Domestic violence is all too prevalent in our society. According to the National Domestic Violence Hotline, more than 12 million men and women are victims of rape, physical violence, and stalking by an intimate partner on an annual basis. But this statistic only tells part of the story:
• Nearly 3 in 10 women and 1 in 10 men are victims at some point during their life
• Of the cases of domestic assault that enter the court system, 22 % were witnessed by a child
• Almost 30% of college women report having been in an abusive dating relationship
• Over half of all college women report knowing a friend who has been in a violent dating relationship
When living with – or leaving – a domestic abuser, experts recommend creating a safety plan. Safety plans are drafted by a professional and outline how to deal with the abuser in a variety of different circumstances.
A restraining order, also called an injunction against domestic violence, is an order signed by a judge that limits a person’s conduct, as well as the places they are allowed to be. To get a restraining order, a person, called the petitioner, must ask the court to restrain another person from violent acts and behavior.
Restraining orders often prohibit:
• Acts of violence
• Contact, both direct and indirect through friends, relatives, text messaging, or social media
• The respondent (the subject of the order) from residing at or being at the address of the petitioner, as well as their school or work
If there are minor children involved, a restraining order may also address custody of the children.

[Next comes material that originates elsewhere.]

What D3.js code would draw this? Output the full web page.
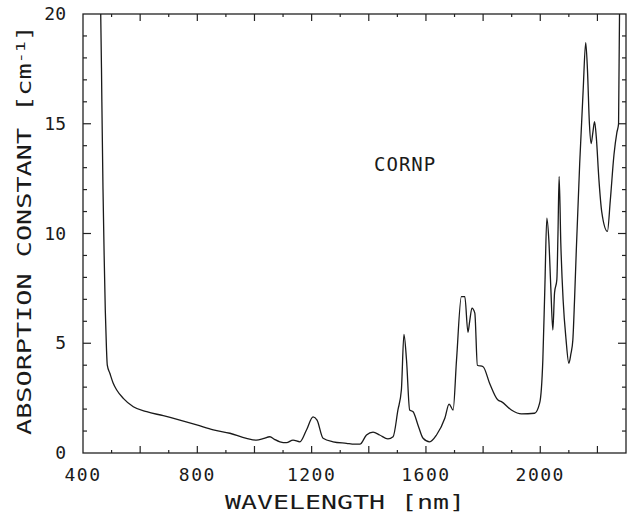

When a Restraining Order Is Issued
When a restraining order is issued by the court and served to the respondent, it becomes a legal court order, and is binding on the respondent. Violating it could result in arrest and criminal charges. For couples that share a home, law enforcement will typically accompany the respondent to the home to remove their belongings since they will no longer be allowed to live there.

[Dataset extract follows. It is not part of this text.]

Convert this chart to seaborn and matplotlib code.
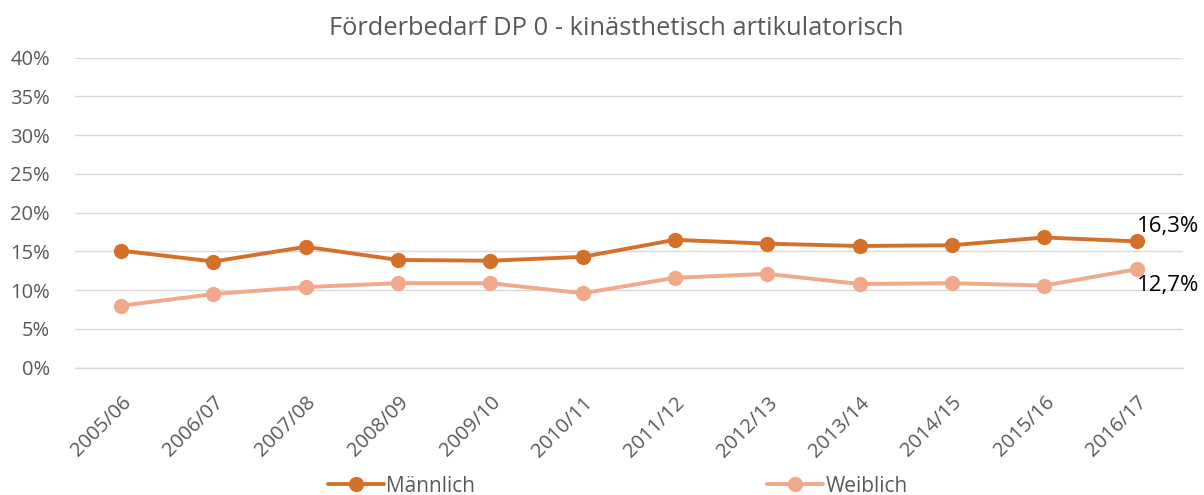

If You Are in a Relationship That Is Violent or May Become Violent
If you are in a relationship that is violent or fear may become violent, the first thing you need to do is speak to an attorney about getting a restraining order that will protect you and your loved ones. If you have children with your abuser, your attorney can also help you work through the nuances of child custody, visitation rights and parenting. Since many victims are legally married to their abusers, obtaining a knowledgeable and competent attorney, who has experience helping victims through these circumstances and other family issues that may arise as a result, is vital.